** WHAT IS BEING ASKED **
Take the lines from the top down to and including the one with "import plotly.graph_objects as go" and repeat them exactly. Omit images.

** MATERIAL **
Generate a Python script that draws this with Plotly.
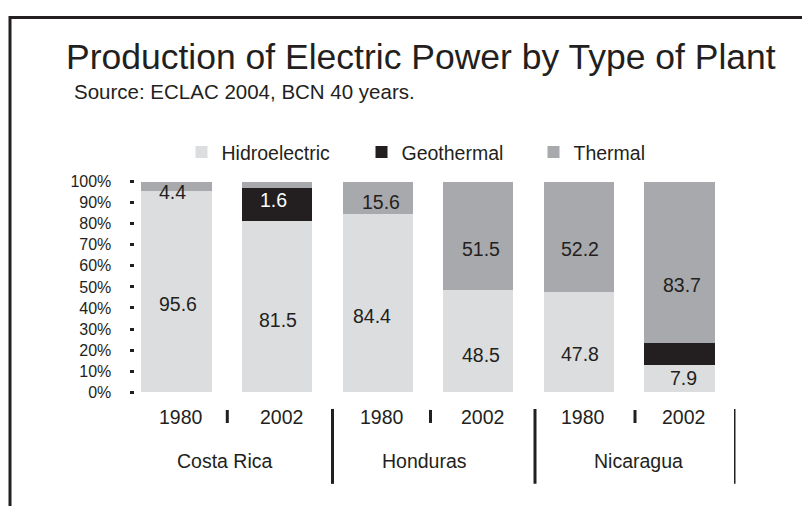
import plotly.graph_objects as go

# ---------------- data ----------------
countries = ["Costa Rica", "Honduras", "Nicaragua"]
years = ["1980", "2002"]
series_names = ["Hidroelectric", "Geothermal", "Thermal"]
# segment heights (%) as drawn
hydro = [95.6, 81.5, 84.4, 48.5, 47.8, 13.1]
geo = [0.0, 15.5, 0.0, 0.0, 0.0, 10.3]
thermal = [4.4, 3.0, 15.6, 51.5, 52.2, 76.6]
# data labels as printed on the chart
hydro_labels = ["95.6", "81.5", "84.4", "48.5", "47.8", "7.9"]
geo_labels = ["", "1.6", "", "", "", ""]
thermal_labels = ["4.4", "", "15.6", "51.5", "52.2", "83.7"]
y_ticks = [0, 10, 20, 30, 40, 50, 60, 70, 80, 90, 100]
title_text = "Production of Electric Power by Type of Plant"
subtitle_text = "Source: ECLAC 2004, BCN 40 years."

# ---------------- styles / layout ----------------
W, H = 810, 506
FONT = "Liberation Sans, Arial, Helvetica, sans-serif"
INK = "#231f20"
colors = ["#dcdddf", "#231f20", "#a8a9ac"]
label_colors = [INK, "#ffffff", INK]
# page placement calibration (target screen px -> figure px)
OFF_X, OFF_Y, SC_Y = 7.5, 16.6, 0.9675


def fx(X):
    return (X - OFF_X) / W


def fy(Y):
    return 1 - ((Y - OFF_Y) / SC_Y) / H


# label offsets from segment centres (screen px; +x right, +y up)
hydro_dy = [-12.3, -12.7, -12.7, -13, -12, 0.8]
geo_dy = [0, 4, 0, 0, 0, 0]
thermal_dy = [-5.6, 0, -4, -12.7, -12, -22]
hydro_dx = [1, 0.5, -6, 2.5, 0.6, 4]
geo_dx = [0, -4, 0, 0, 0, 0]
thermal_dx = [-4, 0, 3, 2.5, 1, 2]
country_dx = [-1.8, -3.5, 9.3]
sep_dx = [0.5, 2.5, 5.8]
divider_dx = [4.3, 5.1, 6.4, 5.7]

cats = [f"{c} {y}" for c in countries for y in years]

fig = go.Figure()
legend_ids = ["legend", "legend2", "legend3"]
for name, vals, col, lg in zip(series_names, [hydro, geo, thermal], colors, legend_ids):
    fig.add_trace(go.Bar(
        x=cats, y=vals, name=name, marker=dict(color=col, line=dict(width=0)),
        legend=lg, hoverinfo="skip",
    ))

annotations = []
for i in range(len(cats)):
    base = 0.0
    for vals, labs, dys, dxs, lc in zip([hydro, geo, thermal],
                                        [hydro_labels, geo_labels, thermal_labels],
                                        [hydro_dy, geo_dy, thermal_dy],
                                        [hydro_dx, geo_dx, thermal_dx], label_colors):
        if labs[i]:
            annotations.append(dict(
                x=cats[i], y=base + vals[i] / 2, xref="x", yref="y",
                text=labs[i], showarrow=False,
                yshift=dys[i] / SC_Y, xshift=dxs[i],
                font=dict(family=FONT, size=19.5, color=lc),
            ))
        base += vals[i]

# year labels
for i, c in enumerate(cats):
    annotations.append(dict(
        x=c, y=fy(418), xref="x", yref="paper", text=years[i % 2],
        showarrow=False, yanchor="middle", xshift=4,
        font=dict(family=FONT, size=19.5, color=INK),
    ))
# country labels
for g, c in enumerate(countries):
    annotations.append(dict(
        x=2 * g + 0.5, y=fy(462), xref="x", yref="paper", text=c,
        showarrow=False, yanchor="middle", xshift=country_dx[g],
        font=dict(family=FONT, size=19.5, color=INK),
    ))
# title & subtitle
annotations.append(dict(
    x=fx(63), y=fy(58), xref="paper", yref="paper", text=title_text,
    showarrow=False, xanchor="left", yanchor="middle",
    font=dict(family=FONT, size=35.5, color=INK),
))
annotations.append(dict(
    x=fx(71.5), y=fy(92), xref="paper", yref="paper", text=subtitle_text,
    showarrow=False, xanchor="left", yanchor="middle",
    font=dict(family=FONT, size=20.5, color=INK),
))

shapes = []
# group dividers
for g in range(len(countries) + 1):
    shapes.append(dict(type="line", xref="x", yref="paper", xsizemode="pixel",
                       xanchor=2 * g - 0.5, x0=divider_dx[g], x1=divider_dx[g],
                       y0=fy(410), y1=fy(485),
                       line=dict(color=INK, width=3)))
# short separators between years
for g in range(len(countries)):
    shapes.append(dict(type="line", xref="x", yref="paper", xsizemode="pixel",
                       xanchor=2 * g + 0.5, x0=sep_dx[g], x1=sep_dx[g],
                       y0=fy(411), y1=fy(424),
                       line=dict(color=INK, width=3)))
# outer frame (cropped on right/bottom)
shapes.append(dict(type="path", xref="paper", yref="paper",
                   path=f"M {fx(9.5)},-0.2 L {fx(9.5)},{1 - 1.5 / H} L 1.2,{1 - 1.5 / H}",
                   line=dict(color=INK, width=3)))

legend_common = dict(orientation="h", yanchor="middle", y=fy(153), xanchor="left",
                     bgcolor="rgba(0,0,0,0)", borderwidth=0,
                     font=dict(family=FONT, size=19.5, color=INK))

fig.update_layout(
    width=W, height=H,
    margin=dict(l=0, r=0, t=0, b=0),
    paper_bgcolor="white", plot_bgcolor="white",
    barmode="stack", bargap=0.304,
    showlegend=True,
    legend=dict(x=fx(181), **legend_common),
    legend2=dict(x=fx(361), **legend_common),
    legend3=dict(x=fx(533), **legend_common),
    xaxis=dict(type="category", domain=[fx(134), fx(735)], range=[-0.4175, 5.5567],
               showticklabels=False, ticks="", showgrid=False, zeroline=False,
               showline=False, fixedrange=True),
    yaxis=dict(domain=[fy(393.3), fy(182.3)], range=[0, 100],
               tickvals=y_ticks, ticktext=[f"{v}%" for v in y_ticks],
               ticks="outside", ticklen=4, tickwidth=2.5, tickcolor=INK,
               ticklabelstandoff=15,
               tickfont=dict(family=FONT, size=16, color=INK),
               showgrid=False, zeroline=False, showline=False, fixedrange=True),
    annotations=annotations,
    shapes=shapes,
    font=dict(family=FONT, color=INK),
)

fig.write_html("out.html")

** COMPLETE RESPONSE **
Generate a Python script that draws this with Plotly.
import plotly.graph_objects as go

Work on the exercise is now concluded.